Off-Chain Transaction Definition

An off-chain transaction is when value or data is transferred outside the blockchain’s public record. This method lets people move assets more quickly and often at a lower cost than using the blockchain for every step. If needed, these transfers can be connected back to the blockchain later.

How off-chain transactions work

Off-chain transactions happen without being instantly added to the main blockchain. People can settle payments directly, use a trusted third party, or use a secondary network that only sends summary details to the main chain. This way, small actions don’t have to wait for blockchain approval each time.

Most off-chain systems let people agree on changes privately, then later share a summary or final result on the blockchain. This private exchange might be a signed message, a record kept by a custodian, or entries in a layer-2 network. Since checks happen off the main network, many actions finish right away.

Types and examples

Some common types of off-chain activity are:

  • Payment channels, which let users make many small payments and only settle the final total on the blockchain.
  • Custodial exchanges and wallets, which keep track of transfers internally and only update the blockchain when users take out funds.
  • Sidechains and some layer-2 solutions that batch transactions off the main chain and occasionally record the results on it.

Benefits

Off-chain transfers are usually faster and cheaper for repeated or small payments, which helps blockchains support more users. They also reduce traffic on the main network and can make frequent actions feel instant for users.

Risks and trade-offs

Moving activity off-chain often shifts trust and risk. If a custodian or channel operator misbehaves, users may need extra procedures to recover funds. Some off-chain setups reduce transparency because details are not publicly recorded, and dispute resolution can be more complex than when every action is on chain.

Common use cases

People choose off-chain methods when they need to make lots of quick, small transfers, like for tipping, gaming, micro-payments, or frequent trading on an exchange. Service providers also use off-chain batching to save money on fees when moving funds between many accounts.

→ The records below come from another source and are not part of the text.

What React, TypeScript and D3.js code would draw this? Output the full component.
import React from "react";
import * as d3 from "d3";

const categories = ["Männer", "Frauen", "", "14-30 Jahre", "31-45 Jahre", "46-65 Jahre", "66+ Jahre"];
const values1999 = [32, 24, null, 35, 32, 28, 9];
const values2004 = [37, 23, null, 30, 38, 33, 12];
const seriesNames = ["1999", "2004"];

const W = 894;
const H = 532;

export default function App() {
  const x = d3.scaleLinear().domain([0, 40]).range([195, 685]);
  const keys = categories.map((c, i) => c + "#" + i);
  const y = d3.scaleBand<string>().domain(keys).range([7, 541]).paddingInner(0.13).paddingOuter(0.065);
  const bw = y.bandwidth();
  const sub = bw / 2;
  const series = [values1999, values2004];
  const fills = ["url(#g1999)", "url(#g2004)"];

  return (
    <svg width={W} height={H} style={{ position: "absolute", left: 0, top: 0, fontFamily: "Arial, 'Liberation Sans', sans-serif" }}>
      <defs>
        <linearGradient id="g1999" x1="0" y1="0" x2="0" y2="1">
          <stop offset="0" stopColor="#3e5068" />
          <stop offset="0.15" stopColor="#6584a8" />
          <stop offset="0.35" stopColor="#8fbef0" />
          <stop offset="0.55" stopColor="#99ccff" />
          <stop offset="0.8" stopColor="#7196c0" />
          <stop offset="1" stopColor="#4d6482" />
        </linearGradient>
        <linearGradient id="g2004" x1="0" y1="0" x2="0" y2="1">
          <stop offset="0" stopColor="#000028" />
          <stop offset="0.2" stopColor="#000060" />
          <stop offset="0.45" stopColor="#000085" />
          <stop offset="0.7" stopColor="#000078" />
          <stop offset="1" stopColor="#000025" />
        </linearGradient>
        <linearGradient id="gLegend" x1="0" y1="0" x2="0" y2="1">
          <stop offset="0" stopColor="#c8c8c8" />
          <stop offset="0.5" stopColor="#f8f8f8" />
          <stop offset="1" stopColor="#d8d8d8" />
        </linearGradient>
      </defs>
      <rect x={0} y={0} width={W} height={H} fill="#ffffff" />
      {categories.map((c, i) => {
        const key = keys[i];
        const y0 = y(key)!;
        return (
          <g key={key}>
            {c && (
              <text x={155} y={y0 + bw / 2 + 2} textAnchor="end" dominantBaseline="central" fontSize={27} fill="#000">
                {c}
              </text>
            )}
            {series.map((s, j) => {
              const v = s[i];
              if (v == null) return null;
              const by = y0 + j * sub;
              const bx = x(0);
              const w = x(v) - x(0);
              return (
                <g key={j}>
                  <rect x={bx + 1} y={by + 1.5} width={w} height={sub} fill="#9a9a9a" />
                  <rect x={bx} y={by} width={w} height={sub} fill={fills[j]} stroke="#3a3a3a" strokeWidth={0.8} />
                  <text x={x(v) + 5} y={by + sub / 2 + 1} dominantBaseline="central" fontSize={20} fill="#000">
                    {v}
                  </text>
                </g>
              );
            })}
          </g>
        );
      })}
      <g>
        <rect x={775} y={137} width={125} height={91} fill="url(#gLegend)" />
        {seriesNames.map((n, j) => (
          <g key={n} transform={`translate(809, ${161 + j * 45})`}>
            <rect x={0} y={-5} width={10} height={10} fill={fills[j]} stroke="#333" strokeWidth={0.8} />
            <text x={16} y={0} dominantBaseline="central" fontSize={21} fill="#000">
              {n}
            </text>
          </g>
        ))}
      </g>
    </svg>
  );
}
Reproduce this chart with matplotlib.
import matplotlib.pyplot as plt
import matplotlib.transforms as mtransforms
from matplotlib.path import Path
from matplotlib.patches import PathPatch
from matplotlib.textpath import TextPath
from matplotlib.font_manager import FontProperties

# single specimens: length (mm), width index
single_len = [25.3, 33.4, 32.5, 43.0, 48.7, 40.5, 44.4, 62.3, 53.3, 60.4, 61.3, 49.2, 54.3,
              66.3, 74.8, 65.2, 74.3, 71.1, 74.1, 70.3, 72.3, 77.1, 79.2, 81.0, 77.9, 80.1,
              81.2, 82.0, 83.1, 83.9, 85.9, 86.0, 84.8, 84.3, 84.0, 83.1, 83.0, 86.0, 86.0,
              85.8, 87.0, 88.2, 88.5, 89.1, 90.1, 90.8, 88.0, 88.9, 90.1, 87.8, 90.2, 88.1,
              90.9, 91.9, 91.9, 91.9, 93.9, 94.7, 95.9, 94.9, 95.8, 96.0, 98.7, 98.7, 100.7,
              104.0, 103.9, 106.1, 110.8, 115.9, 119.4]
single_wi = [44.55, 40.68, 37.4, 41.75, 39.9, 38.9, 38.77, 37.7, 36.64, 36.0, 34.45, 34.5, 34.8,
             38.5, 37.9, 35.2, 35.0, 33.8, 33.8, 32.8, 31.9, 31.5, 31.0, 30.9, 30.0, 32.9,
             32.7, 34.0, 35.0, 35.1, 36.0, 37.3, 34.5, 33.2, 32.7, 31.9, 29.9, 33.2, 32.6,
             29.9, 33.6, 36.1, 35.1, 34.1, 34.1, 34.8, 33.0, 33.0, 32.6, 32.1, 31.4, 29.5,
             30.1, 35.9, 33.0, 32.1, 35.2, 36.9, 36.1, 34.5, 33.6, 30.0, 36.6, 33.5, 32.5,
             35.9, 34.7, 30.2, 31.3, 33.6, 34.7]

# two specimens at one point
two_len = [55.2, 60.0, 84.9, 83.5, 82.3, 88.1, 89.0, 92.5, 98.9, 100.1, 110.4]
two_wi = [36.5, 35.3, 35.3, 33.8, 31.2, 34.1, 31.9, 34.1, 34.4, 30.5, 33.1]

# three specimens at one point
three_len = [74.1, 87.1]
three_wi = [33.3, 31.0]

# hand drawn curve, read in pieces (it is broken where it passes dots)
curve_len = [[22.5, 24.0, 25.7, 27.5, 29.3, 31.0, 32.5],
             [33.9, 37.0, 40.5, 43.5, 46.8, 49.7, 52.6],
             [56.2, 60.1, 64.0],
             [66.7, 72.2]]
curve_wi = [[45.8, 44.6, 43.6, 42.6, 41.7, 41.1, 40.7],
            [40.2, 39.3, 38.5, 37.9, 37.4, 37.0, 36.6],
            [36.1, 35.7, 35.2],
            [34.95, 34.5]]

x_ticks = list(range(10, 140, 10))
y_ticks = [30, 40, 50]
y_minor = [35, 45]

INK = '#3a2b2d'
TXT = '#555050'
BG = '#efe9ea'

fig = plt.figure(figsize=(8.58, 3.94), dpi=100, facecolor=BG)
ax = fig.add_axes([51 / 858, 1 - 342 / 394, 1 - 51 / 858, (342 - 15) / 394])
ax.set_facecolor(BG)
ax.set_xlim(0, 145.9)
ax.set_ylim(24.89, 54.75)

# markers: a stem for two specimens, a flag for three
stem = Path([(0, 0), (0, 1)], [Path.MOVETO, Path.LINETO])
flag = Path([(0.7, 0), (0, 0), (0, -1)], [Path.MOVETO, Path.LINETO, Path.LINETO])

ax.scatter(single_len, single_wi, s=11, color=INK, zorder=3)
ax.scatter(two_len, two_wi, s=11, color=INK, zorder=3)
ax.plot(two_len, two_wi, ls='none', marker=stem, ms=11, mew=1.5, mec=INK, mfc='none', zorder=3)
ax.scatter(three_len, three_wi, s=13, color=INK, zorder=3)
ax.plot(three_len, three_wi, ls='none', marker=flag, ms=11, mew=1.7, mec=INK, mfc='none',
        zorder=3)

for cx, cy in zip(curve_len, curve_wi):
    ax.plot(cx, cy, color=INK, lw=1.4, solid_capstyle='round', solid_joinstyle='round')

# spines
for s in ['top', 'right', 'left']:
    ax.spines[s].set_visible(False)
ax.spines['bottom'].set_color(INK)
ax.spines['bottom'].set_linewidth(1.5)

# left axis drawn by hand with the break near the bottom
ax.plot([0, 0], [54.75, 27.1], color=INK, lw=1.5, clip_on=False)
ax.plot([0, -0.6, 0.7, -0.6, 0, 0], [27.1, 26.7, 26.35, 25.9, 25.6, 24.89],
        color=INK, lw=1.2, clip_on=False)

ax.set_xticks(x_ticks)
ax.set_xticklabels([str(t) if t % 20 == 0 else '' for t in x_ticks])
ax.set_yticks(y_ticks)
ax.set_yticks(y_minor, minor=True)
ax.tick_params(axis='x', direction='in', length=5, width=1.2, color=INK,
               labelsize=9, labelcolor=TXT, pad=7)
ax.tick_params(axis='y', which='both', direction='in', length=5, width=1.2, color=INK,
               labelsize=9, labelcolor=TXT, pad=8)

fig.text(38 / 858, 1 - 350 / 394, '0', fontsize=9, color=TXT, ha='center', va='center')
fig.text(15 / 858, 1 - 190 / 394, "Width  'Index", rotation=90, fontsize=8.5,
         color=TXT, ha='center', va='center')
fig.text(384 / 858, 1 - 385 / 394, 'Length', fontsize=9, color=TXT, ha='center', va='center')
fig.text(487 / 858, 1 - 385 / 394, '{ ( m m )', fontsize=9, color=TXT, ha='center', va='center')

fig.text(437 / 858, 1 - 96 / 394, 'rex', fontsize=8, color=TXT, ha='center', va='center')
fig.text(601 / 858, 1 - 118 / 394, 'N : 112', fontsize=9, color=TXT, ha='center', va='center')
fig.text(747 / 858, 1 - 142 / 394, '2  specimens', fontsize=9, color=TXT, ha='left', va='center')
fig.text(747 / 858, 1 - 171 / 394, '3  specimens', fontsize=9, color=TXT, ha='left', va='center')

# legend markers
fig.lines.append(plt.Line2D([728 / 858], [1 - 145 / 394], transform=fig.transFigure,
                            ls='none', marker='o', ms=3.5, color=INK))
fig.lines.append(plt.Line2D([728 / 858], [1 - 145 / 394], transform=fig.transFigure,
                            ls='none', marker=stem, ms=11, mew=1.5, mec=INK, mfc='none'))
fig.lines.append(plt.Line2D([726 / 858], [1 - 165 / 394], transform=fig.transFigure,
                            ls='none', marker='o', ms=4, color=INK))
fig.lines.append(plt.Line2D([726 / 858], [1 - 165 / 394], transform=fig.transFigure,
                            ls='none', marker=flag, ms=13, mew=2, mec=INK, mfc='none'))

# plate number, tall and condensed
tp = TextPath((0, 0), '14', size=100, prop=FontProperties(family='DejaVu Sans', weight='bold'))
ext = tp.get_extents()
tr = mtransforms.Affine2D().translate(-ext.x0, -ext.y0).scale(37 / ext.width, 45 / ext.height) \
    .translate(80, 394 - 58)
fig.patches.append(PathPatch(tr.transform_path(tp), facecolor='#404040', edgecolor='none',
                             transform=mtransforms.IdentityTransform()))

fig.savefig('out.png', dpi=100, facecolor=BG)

Comparison with on-chain transactions

On-chain transactions are added straight to the blockchain and checked by the network. This gives them strong public finality, but it can make them slower and more costly when lots of people use the network at once. Off-chain methods give up some of that finality for faster speed and lower fees, then match up with the blockchain later.

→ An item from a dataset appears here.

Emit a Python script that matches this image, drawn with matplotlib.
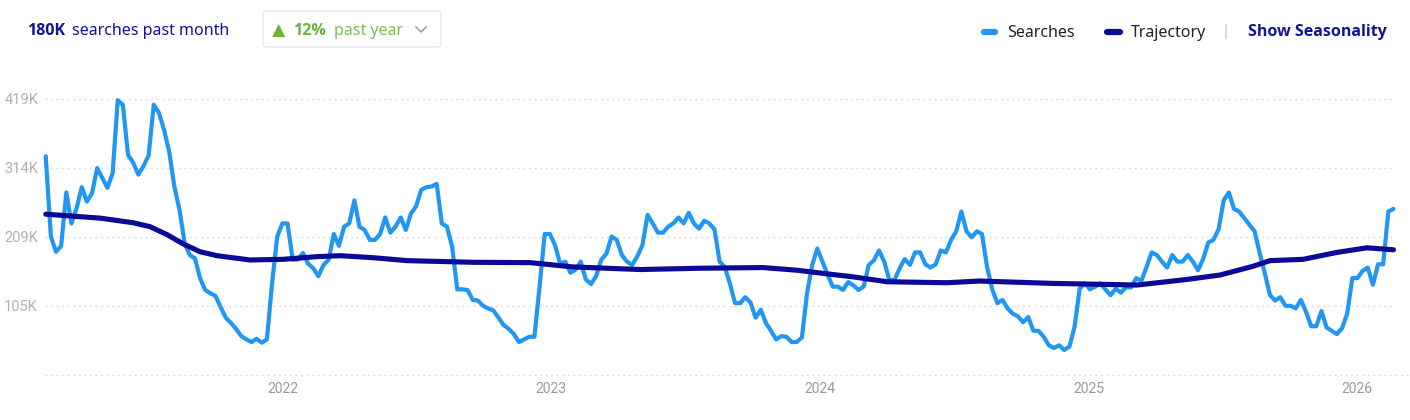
#! /usr/bin/env python
import matplotlib
matplotlib.use('Agg')
import matplotlib.pyplot as plt
from matplotlib.lines import Line2D
from matplotlib.patches import FancyBboxPatch
import pandas as pd

# weekly searches (thousands), first week 2021-02-12
start_week = '2021-02-12'
searches = [
    332, 210, 187, 196, 277, 230, 253, 285, 263, 276, 314, 299, 284, 306, 417, 410,
    334, 322, 304, 317, 333, 410, 398, 372, 339, 286, 251, 200, 182, 177, 147, 129,
    124, 120, 103, 87, 79, 70, 59, 54, 50, 55, 49, 54, 139, 210, 230, 230,
    175, 175, 185, 169, 162, 150, 167, 175, 214, 196, 225, 230, 265, 225, 220, 205,
    205, 214, 239, 216, 225, 239, 220, 245, 256, 281, 285, 286, 290, 230, 225, 195,
    130, 130, 129, 114, 113, 105, 101, 98, 87, 76, 70, 62, 50, 54, 58, 58,
    134, 214, 214, 197, 169, 172, 155, 160, 172, 145, 138, 150, 175, 184, 210, 205,
    182, 172, 167, 180, 197, 243, 230, 216, 216, 225, 230, 239, 230, 246, 230, 222,
    234, 230, 221, 172, 164, 139, 109, 109, 118, 110, 87, 99, 79, 67, 54, 59,
    58, 50, 50, 57, 124, 167, 192, 172, 152, 134, 134, 129, 141, 136, 129, 134,
    167, 174, 189, 172, 144, 144, 162, 176, 167, 186, 186, 168, 163, 168, 189, 186,
    205, 218, 248, 218, 209, 218, 214, 164, 130, 109, 114, 101, 93, 89, 80, 88,
    67, 67, 58, 45, 41, 45, 38, 43, 73, 131, 139, 130, 134, 139, 130, 121,
    131, 125, 133, 133, 147, 143, 164, 186, 182, 172, 163, 182, 172, 172, 182, 172,
    159, 176, 201, 205, 221, 265, 277, 252, 248, 238, 228, 218, 185, 154, 121, 113,
    118, 105, 105, 101, 114, 96, 74, 74, 97, 72, 67, 62, 71, 93, 147, 147,
    158, 163, 137, 168, 168, 248, 252,
]

traj_dates = [
    '2021-02-12', '2021-04-27', '2021-06-11', '2021-07-04', '2021-07-27', '2021-08-18',
    '2021-09-10', '2021-10-03', '2021-11-17', '2022-01-01', '2022-02-16', '2022-03-20',
    '2022-05-03', '2022-06-19', '2022-09-16', '2022-12-03', '2023-01-30', '2023-05-02',
    '2023-07-22', '2023-10-16', '2023-12-01', '2024-01-15', '2024-02-15', '2024-04-02',
    '2024-06-22', '2024-08-06', '2024-11-13', '2025-03-08', '2025-05-15', '2025-06-29',
    '2025-08-13', '2025-09-05', '2025-10-20', '2025-12-05', '2026-01-15', '2026-02-20',
]
trajectory = [
    244, 238, 231, 225, 213, 199, 187, 181, 174.5, 175.5, 179.6, 181,
    178, 173.5, 171, 170.5, 164, 160, 162, 163, 159, 153, 149, 141.5,
    140, 142.6, 139, 136.5, 145, 151.7, 165, 173.5, 175.5, 186, 193, 190,
]

y_ticks = [104.75, 209.5, 314.25, 419]
y_labels = ['105K', '209K', '314K', '419K']
x_years = ['2022', '2023', '2024', '2025', '2026']

SEARCH_C = '#2196F3'
TRAJ_C = '#0A0A96'
NAVY = '#14149A'
GREEN = '#6DB33F'

W, H = 1410, 420

def fx(x):
    return x / W

def fy(y):
    return 1 - y / H

fig = plt.figure(figsize=(14.1, 4.2), dpi=100)
fig.patch.set_facecolor('white')
ax = fig.add_axes([fx(45), fy(375), fx(1392) - fx(45), fy(85) - fy(375)])

dates = pd.date_range(start_week, periods=len(searches), freq='7D')
ax.plot(dates, searches, color=SEARCH_C, lw=3.0, solid_joinstyle='round',
        solid_capstyle='round', zorder=3, clip_on=False)
ax.plot(pd.to_datetime(traj_dates), trajectory, color=TRAJ_C, lw=3.7,
        solid_joinstyle='round', solid_capstyle='round', zorder=4, clip_on=False)

ax.set_ylim(0, 440)
ax.set_xlim(pd.Timestamp('2021-02-11'), pd.Timestamp('2026-02-18'))
ax.set_yticks(y_ticks)
ax.set_yticklabels(y_labels)
ax.set_xticks([pd.Timestamp(y + '-01-01') for y in x_years])
ax.set_xticklabels(x_years)
for t in y_ticks:
    ax.axhline(t, color='#dedede', lw=1.0, ls=(0, (1.5, 2.5)), zorder=1)
for s in ax.spines.values():
    s.set_visible(False)
ax.tick_params(axis='both', length=0, colors='#b0b0b0', labelsize=10.5)
ax.tick_params(axis='y', pad=5)
ax.tick_params(axis='x', pad=5, labelsize=10)
for lab in ax.get_yticklabels() + ax.get_xticklabels():
    lab.set_fontfamily('Roboto')
for lab in ax.get_xticklabels():
    lab.set_color('#9a9a9a')

# baseline runs to the right edge
fig.add_artist(Line2D([fx(45), fx(1410)], [fy(375), fy(375)], color='#dedede',
                      lw=1.0, ls=(0, (1.5, 2.5))))

# header
fig.text(fx(27), fy(31), '180K', fontsize=11.5, fontweight='bold', color=NAVY,
         family='Open Sans', va='center')
fig.text(fx(72), fy(31), 'searches past month', fontsize=11.5, color=NAVY,
         family='Noto Sans', va='center')

box = FancyBboxPatch((fx(263), fy(47)), fx(441) - fx(263), fy(11) - fy(47),
                     boxstyle='round,pad=0,rounding_size=0.004', transform=fig.transFigure,
                     facecolor='white', edgecolor='#e6e8ee', lw=1.0)
fig.add_artist(box)
fig.text(fx(272), fy(31), '\u25B2', fontsize=12.5, color=GREEN, family='DejaVu Sans',
         va='center')
fig.text(fx(293), fy(31), '12%', fontsize=11.5, fontweight='bold', color=GREEN,
         family='Open Sans', va='center')
fig.text(fx(334), fy(31), 'past year', fontsize=11.5, color='#7CC04A',
         family='Noto Sans', va='center')
fig.add_artist(Line2D([fx(416), fx(421), fx(426)], [fy(27), fy(32), fy(27)],
                      color='#9aa0b0', lw=1.2))

# legend
fig.add_artist(Line2D([fx(984), fx(995)], [fy(32), fy(32)], color=SEARCH_C, lw=4.5,
                      solid_capstyle='round'))
fig.text(fx(1007), fy(33), 'Searches', fontsize=11.5, color='#222222',
         family='Noto Sans', va='center')
fig.add_artist(Line2D([fx(1107), fx(1120)], [fy(32), fy(32)], color=TRAJ_C, lw=4.5,
                      solid_capstyle='round'))
fig.text(fx(1131), fy(33), 'Trajectory', fontsize=11.5, color='#222222',
         family='Noto Sans', va='center')
fig.add_artist(Line2D([fx(1226), fx(1226)], [fy(25), fy(38)], color='#cfd4dc', lw=1.2))
fig.text(fx(1248), fy(32), 'Show Seasonality', fontsize=11.5, fontweight='bold',
         color=NAVY, family='Open Sans', va='center')

plt.savefig('out.png', dpi=100, facecolor='white')
plt.close()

Security and trust mechanisms

Some off-chain systems use cryptographic proofs and set time windows so people can send evidence to the main chain if there’s a problem. Others depend on trusted third parties or rules made by service operators. The protections depend on whether the system is custodial, noncustodial, or a layer-2 design.

Recording and settlement

When off-chain activity needs to be settled, systems usually send one transaction or a compressed set of data to the blockchain that covers many earlier exchanges. This final step creates an on-chain record while keeping most actions off the main network.